Sat 20.09.2014 - 11:30-13:30 - Plečnik 2-3

Contextualised Pedagogy for High Ability  Paper  Presentation

Presenter: Niamh Stack
Author(s): Margaret Sutherland, (University of Glasgow, Scotland, UK), Niamh Stack, (University of Glasgow, Scotland, UK), Thomas Aneurin Smith, (University of Sheffield, England, UK), Frida Tungaraza, (University of Dar es Salaam, Tanzania, East Africa, Tanzania)

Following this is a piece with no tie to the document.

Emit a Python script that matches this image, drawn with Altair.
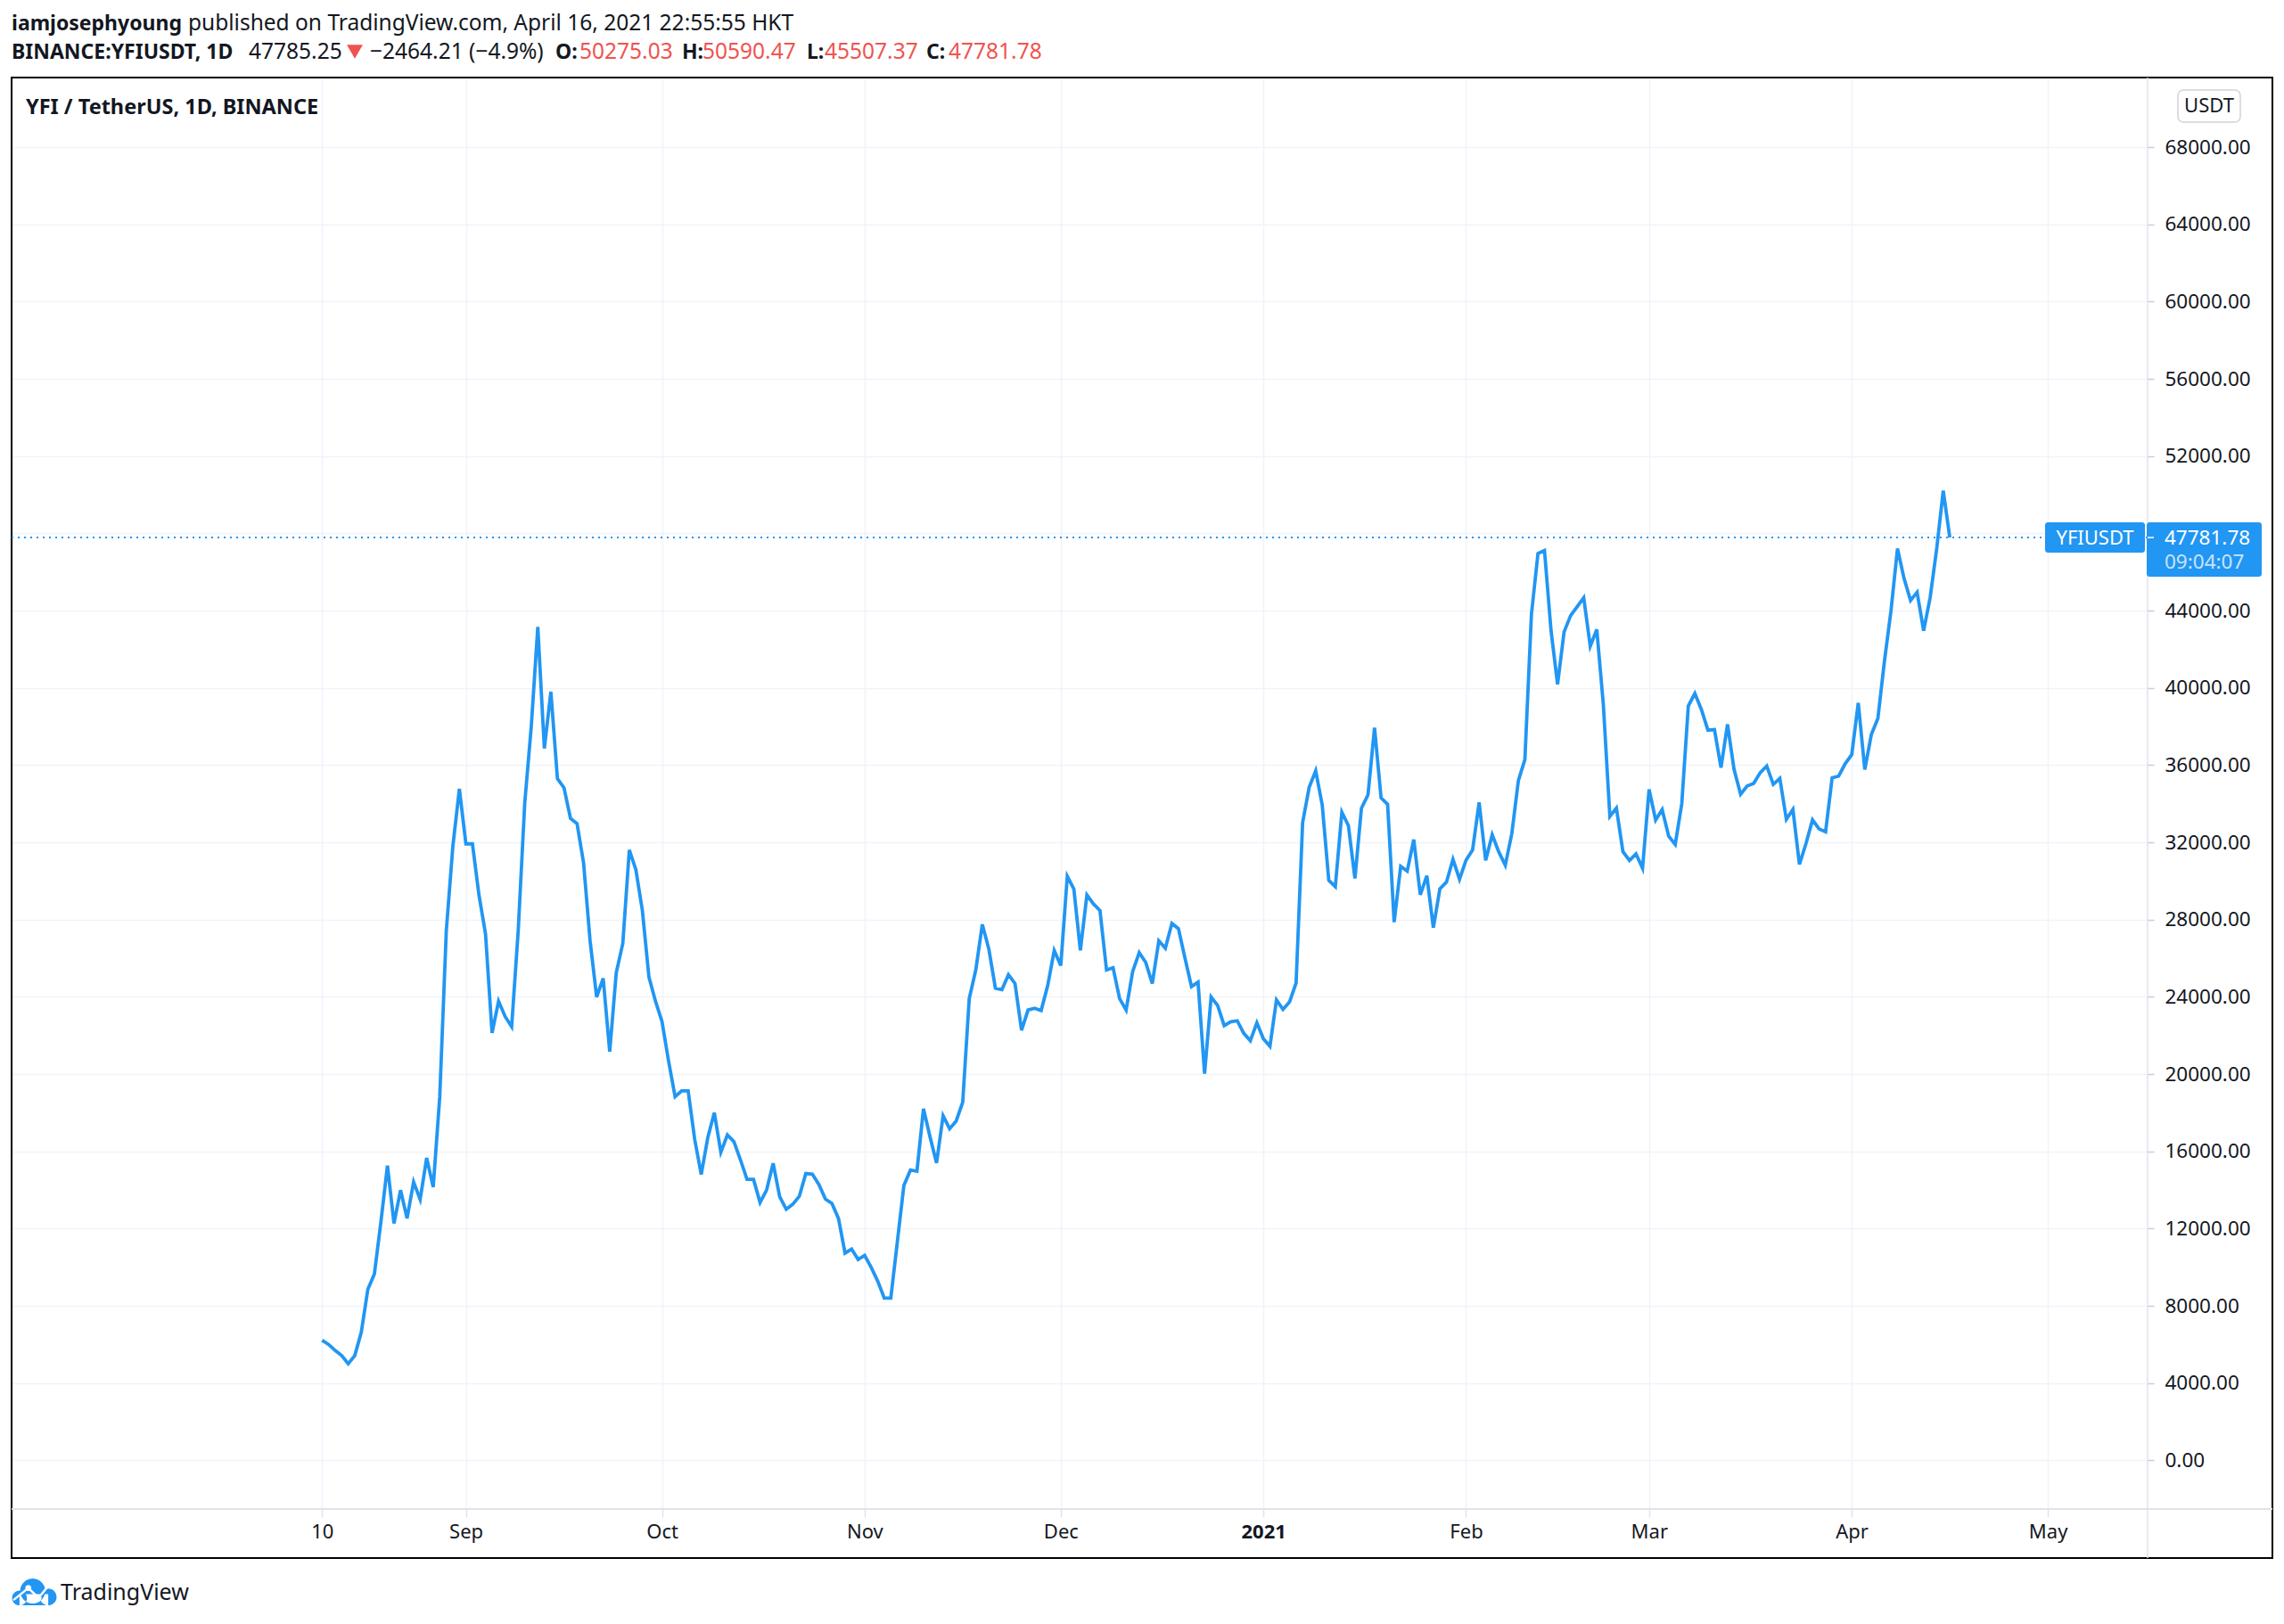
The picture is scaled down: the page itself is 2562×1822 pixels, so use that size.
import altair as alt
import pandas as pd

# ---------------- data (daily closes, YFI/USDT, Binance) ----------------
start_date = "2020-08-10"
aug = [6220, 6000, 5690, 5425, 5000, 5425, 6640, 8860, 9655, 12350, 15260,
       12270, 13990, 12530, 14410, 13515, 15660, 14150, 18830, 27420, 31780, 34770]
sep = [31920, 31920, 29270, 27260, 22130, 23770, 22980, 22450, 27420, 34030,
       38000, 43150, 36860, 39800, 35300, 34830, 33240, 32970, 30940, 26890,
       23990, 24960, 21160, 25250, 26760, 31600, 30590, 28460, 25020, 23780]
octo = [22720, 20680, 18830, 19130, 19130, 16620, 14800, 16710, 18000, 15950,
        16850, 16500, 15560, 14550, 14550, 13350, 14000, 15380, 13650, 13000,
        13260, 13670, 14850, 14820, 14280, 13530, 13300, 12520, 10730, 10940, 10400]
nov = [10610, 9990, 9280, 8400, 8400, 11310, 14230, 15030, 14970, 18210,
       16750, 15400, 17840, 17170, 17570, 18540, 23910, 25390, 27750, 26470,
       24450, 24370, 25150, 24690, 22270, 23320, 23410, 23290, 24580, 26400]
dec = [25620, 30240, 29590, 26400, 29280, 28810, 28470, 25390, 25510, 23910,
       23320, 25310, 26290, 25780, 24690, 26900, 26520, 27800, 27530, 26010,
       24530, 24760, 20020, 23990, 23550, 22510, 22710, 22760, 22110, 21730, 22660]
jan = [21830, 21440, 23840, 23350, 23740, 24720, 33020, 34850, 35700, 33930,
       30030, 29700, 33560, 32870, 30130, 33770, 34460, 37940, 34300, 33970,
       27870, 30760, 30510, 32140, 29290, 30270, 27580, 29600, 29940, 31120, 30090]
feb = [31080, 31610, 34070, 31060, 32390, 31510, 30820, 32450, 35190, 36290,
       43800, 46950, 47110, 42970, 40180, 42900, 43740, 44200, 44660, 42160,
       43020, 39140, 33340, 33770, 31520, 31060, 31400, 30660]
mar = [34740, 33160, 33700, 32320, 31890, 34000, 39060, 39710, 38880, 37810,
       37840, 35870, 38110, 35770, 34490, 34920, 35050, 35610, 35950, 35000,
       35310, 33190, 33700, 30860, 31930, 33160, 32700, 32550, 35340, 35430, 36070]
apr = [36540, 39220, 35770, 37580, 38420, 41370, 43980, 47210, 45670, 44520,
       44950, 42960, 44680, 47210, 50210, 47781.78]

y_ticks = list(range(0, 68001, 4000))
x_tick_dates = [(2020, 8, 10), (2020, 9, 1), (2020, 10, 1), (2020, 11, 1), (2020, 12, 1),
                (2021, 1, 1), (2021, 2, 1), (2021, 3, 1), (2021, 4, 1), (2021, 5, 1)]

closes = aug + sep + octo + nov + dec + jan + feb + mar + apr
dates = pd.date_range(start_date, periods=len(closes), freq="D")
df = pd.DataFrame({"date": dates.strftime("%Y-%m-%dT00:00:00"), "close": closes})
last_close = closes[-1]

# ---------------- styling ----------------
FONT = "Noto Sans"
TXT = "#131722"
BLUE = "#2196f3"
RED = "#ef5350"
GRID = "#f0f3fa"
SEP = "#e0e3eb"
W, H = 2395, 1606
FRAME_W, FRAME_H = 2536, 1661

x_scale = alt.Scale(domain=[alt.DateTime(year=2020, month=6, date=23, hours=12),
                            alt.DateTime(year=2021, month=5, date=16, hours=3)])
y_scale = alt.Scale(domain=[-2520, 71600], nice=False, zero=False)

x_axis = alt.Axis(
    values=[alt.DateTime(year=y, month=m, date=d) for (y, m, d) in x_tick_dates],
    labelExpr="date(datum.value) == 10 ? '10' : (month(datum.value) == 0 ? timeFormat(datum.value, '%Y') : timeFormat(datum.value, '%b'))",
    labelFontWeight={"condition": {"test": "month(datum.value) == 0", "value": "bold"}, "value": "normal"},
    grid=True, gridColor=GRID, gridWidth=1.5, domain=False,
    ticks=True, tickSize=9, tickColor=SEP, tickWidth=1.5,
    labelPadding=6, labelFontSize=22, labelFont=FONT, labelColor=TXT,
    labelFlush=False, labelOverlap=False, title=None,
)
y_axis = alt.Axis(
    orient="right", values=y_ticks, format=".2f",
    grid=True, gridColor=GRID, gridWidth=1.5, domain=False,
    ticks=True, tickSize=8, tickColor="#c9ccd4", tickWidth=1.5,
    labelPadding=12, labelFontSize=22.5, labelFont=FONT, labelColor=TXT,
    labelOverlap=False, labelFlush=False, title=None,
)

one = alt.Data(values=[{}])


def txt(s, x, y, size=22, color=TXT, weight="normal", align="left",
        baseline="alphabetic", opacity=1.0):
    return alt.Chart(one).mark_text(
        text=s, fontSize=size, color=color, fontWeight=weight, align=align,
        baseline=baseline, font=FONT, opacity=opacity
    ).encode(x=alt.value(x), y=alt.value(y))


line = alt.Chart(df).mark_line(color=BLUE, strokeWidth=3.8).encode(
    x=alt.X("date:T", scale=x_scale, axis=x_axis),
    y=alt.Y("close:Q", scale=y_scale, axis=y_axis),
)

price_df = pd.DataFrame({"close": [last_close]})
price_rule = alt.Chart(price_df).mark_rule(
    color=BLUE, strokeDash=[2, 5], strokeWidth=2
).encode(y=alt.Y("close:Q"), x=alt.value(0), x2=alt.value(W))

frame = alt.Chart(one).mark_rect(fillOpacity=0, stroke="#000000", strokeWidth=2).encode(
    x=alt.value(0), x2=alt.value(FRAME_W), y=alt.value(0), y2=alt.value(FRAME_H))
vsep = alt.Chart(one).mark_rule(color=SEP, strokeWidth=1.5).encode(
    x=alt.value(W + 1), y=alt.value(0), y2=alt.value(FRAME_H))
hsep = alt.Chart(one).mark_rule(color=SEP, strokeWidth=2).encode(
    x=alt.value(0), x2=alt.value(FRAME_W), y=alt.value(H))

# USDT badge
usdt_box = alt.Chart(one).mark_rect(fill="white", stroke="#d1d4dc", strokeWidth=1.5,
                                    cornerRadius=6).encode(
    x=alt.value(2430), x2=alt.value(2500), y=alt.value(14), y2=alt.value(50))
usdt_txt = txt("USDT", 2465, 32, size=22, align="center", baseline="middle")

# last price labels
sym_box = alt.Chart(one).mark_rect(fill=BLUE, cornerRadius=3).encode(
    x=alt.value(2281), x2=alt.value(2393), y=alt.value(499), y2=alt.value(533))
sym_txt = txt("YFIUSDT", 2337, 517, size=22, color="white", align="center", baseline="middle")
px_box = alt.Chart(one).mark_rect(fill=BLUE, cornerRadius=3).encode(
    x=alt.value(W), x2=alt.value(2524), y=alt.value(499), y2=alt.value(560))
px_tick = alt.Chart(price_df).mark_rule(color="white", strokeWidth=1.5).encode(
    y=alt.Y("close:Q"), x=alt.value(W + 1), x2=alt.value(W + 8))
px_txt = txt(f"{last_close:.2f}", 2415, 517, size=22.5, color="white", baseline="middle")
cd_txt = txt("09:04:07", 2415, 544, size=22.5, color="white", baseline="middle", opacity=0.75)

# chart title inside pane
pane_title = txt("YFI / TetherUS, 1D, BINANCE", 16, 41, size=23.5, weight="bold")

# header lines (above the frame)
h1y, h2y = -53, -21
RS = 24.5   # regular size
BS = 23     # bold size
header = [
    txt("iamjosephyoung", 0, h1y, size=BS, weight="bold"),
    txt("published on TradingView.com, April 16, 2021 22:55:55 HKT", 198, h1y, size=RS),
    txt("BINANCE:YFIUSDT, 1D", 0, h2y, size=BS, weight="bold"),
    txt("47785.25", 266, h2y, size=RS),
    txt("\u22122464.21 (\u22124.9%)", 402, h2y, size=RS),
    txt("O:", 610, h2y, size=BS, weight="bold"),
    txt("50275.03", 637, h2y, size=RS, color=RED),
    txt("H:", 752, h2y, size=BS, weight="bold"),
    txt("50590.47", 775, h2y, size=RS, color=RED),
    txt("L:", 892, h2y, size=BS, weight="bold"),
    txt("45507.37", 912, h2y, size=RS, color=RED),
    txt("C:", 1026, h2y, size=BS, weight="bold"),
    txt("47781.78", 1051, h2y, size=RS, color=RED),
]
down_tri = alt.Chart(one).mark_point(shape="triangle-down", filled=True, color=RED,
                                     size=320, opacity=1).encode(
    x=alt.value(385), y=alt.value(-29))

# TradingView footer logo (cloud with a white chart line)
def circ(cx, cy, r):
    return (f"M {cx - r} {cy} A {r} {r} 0 1 0 {cx + r} {cy} "
            f"A {r} {r} 0 1 0 {cx - r} {cy} Z ")


cloud = (circ(-0.62, 0.26, 0.32) + circ(-0.05, -0.04, 0.54) + circ(0.62, 0.22, 0.36)
         + "M -0.62 0.1 L 0.62 0.1 L 0.62 0.58 L -0.62 0.58 Z")
zig = "M -0.88 0.35 L -0.24 -0.17 L 0.2 0.26 L 0.65 -0.29"
LX, LY = 25, 1699
logo_fill = alt.Chart(one).mark_point(shape=cloud, filled=True, color=BLUE, size=2704,
                                      opacity=1, strokeWidth=0).encode(
    x=alt.value(LX), y=alt.value(LY))
logo_line = alt.Chart(one).mark_point(shape=zig, filled=False, color="white", size=2704,
                                      strokeWidth=2.5, opacity=1).encode(
    x=alt.value(LX), y=alt.value(LY))
logo_nodes = [
    alt.Chart(one).mark_point(shape="circle", filled=True, color="white", size=45,
                              opacity=1).encode(x=alt.value(LX + nx * 26), y=alt.value(LY + ny * 26))
    for (nx, ny) in [(-0.24, -0.17), (0.2, 0.26)]
]
logo_txt = txt("TradingView", 55, 1700, size=25, baseline="middle")

chart = alt.layer(
    line, frame, vsep, hsep, price_rule,
    usdt_box, usdt_txt, sym_box, sym_txt, px_box, px_tick, px_txt, cd_txt,
    pane_title, *header, down_tri, logo_fill, logo_line, *logo_nodes, logo_txt,
).properties(
    width=W, height=H,
    autosize=alt.AutoSizeParams(type="none"),
    padding={"left": 5, "top": 79, "right": 142, "bottom": 109},
    background="white",
).configure_view(stroke=None)

chart.save("out.html", embed_options={"renderer": "svg", "actions": False})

Learners, including gifted learners, are diverse, complex and constantly developing. They have individual needs that require equitable responses. Learning itself does not take place in a vacuum, it is multifaceted and constantly influenced by the past, present and potential future contexts in which it develops.
As an example of this the colonisation of Africa has left a legacy on national education systems that have resulted in a disjuncture between dominant western and local (often informed by, but not wholly indigenous) cultures and knowledges. The future appears to hold the promise of development from a basic focus on ensuring education is available to all to an acknowledgment that universal education itself must be responsive to the diverse needs of the learners, including gifted learners. Therefore whilst international educational agendas, such as the United Nations Millennium Development Goals, are typically focused on basic, universal provision, there is little attention given to how the diverse needs of learners are to be catered for in distinct national and local contexts of the Global South.
In this paper as a case study we will consider the specific contexts in which learners encounter environmental science education within the African context, with concern for differences between urban and rural settings. This, we argue, is of particular importance to understanding the context in which education for gifted learners must be negotiated, and we will highlight how, even within the national space, local environmental knowledges which learners encounter will vary considerably, as do local cultures of children’s voice and empowerment, within and between divergent communities. We argue that it is as much local context, as it is the nature and implementation of science education, which may structure gifted learners experiences of learning.